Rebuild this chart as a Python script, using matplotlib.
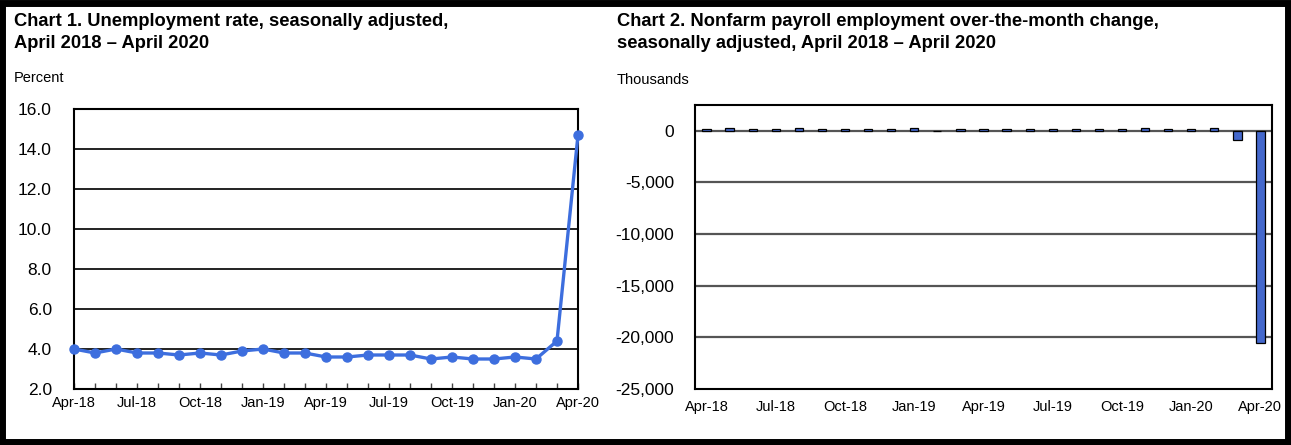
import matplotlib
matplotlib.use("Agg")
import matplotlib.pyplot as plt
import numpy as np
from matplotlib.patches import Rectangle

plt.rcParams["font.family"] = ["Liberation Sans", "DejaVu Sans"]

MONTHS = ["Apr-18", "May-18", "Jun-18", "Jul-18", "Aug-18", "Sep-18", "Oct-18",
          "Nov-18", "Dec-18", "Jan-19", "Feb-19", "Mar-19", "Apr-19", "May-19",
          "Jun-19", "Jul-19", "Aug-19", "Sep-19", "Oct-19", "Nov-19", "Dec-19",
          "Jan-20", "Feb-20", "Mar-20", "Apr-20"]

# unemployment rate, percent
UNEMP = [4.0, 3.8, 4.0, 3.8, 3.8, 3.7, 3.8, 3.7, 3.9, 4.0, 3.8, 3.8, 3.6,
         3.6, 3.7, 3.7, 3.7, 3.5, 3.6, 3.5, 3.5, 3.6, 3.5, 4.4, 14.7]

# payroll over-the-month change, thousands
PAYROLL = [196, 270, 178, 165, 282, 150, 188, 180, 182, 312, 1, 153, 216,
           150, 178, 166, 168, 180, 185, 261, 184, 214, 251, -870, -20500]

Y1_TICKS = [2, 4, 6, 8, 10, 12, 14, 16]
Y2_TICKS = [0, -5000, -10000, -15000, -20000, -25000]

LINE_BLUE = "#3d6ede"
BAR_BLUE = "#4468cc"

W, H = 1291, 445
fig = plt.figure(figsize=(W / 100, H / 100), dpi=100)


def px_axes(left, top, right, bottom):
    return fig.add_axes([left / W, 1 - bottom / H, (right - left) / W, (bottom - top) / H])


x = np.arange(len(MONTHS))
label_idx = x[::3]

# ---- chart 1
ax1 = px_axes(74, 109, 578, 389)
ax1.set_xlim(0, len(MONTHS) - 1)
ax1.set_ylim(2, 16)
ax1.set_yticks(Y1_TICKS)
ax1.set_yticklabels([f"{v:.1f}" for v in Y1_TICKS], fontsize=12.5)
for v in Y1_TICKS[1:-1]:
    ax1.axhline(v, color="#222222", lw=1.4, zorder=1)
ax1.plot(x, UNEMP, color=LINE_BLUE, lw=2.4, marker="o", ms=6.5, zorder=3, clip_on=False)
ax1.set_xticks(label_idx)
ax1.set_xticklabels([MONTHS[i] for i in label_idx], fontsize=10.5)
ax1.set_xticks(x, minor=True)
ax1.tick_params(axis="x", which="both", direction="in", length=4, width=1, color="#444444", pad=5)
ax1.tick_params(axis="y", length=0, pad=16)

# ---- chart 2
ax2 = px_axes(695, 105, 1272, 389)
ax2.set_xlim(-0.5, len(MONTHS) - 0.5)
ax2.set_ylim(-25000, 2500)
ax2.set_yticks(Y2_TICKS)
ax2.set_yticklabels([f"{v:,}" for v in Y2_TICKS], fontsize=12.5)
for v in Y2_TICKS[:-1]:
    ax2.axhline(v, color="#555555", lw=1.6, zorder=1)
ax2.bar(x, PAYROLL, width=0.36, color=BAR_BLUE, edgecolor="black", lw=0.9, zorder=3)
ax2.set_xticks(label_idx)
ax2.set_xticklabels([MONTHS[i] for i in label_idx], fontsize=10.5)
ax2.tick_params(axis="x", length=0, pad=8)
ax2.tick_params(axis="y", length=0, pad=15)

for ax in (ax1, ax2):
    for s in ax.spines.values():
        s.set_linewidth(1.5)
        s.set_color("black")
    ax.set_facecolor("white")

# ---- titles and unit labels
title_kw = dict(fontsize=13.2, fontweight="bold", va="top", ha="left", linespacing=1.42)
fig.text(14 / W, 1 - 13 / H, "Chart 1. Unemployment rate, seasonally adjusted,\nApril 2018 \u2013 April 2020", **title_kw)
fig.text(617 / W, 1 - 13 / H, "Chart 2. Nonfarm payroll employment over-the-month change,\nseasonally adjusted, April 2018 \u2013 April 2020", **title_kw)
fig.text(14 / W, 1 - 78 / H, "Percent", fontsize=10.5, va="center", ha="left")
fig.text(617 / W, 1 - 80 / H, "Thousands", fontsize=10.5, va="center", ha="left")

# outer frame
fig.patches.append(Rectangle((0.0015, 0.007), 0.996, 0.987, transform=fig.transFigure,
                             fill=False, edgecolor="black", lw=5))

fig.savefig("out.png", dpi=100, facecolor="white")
----------------
- _What is expected_
Skip every picture and return the lines above from the top through the one that contains "label_idx = x[::3]".

- _Full response_
Rebuild this chart as a Python script, using matplotlib.
import matplotlib
matplotlib.use("Agg")
import matplotlib.pyplot as plt
import numpy as np
from matplotlib.patches import Rectangle

plt.rcParams["font.family"] = ["Liberation Sans", "DejaVu Sans"]

MONTHS = ["Apr-18", "May-18", "Jun-18", "Jul-18", "Aug-18", "Sep-18", "Oct-18",
          "Nov-18", "Dec-18", "Jan-19", "Feb-19", "Mar-19", "Apr-19", "May-19",
          "Jun-19", "Jul-19", "Aug-19", "Sep-19", "Oct-19", "Nov-19", "Dec-19",
          "Jan-20", "Feb-20", "Mar-20", "Apr-20"]

# unemployment rate, percent
UNEMP = [4.0, 3.8, 4.0, 3.8, 3.8, 3.7, 3.8, 3.7, 3.9, 4.0, 3.8, 3.8, 3.6,
         3.6, 3.7, 3.7, 3.7, 3.5, 3.6, 3.5, 3.5, 3.6, 3.5, 4.4, 14.7]

# payroll over-the-month change, thousands
PAYROLL = [196, 270, 178, 165, 282, 150, 188, 180, 182, 312, 1, 153, 216,
           150, 178, 166, 168, 180, 185, 261, 184, 214, 251, -870, -20500]

Y1_TICKS = [2, 4, 6, 8, 10, 12, 14, 16]
Y2_TICKS = [0, -5000, -10000, -15000, -20000, -25000]

LINE_BLUE = "#3d6ede"
BAR_BLUE = "#4468cc"

W, H = 1291, 445
fig = plt.figure(figsize=(W / 100, H / 100), dpi=100)


def px_axes(left, top, right, bottom):
    return fig.add_axes([left / W, 1 - bottom / H, (right - left) / W, (bottom - top) / H])


x = np.arange(len(MONTHS))
label_idx = x[::3]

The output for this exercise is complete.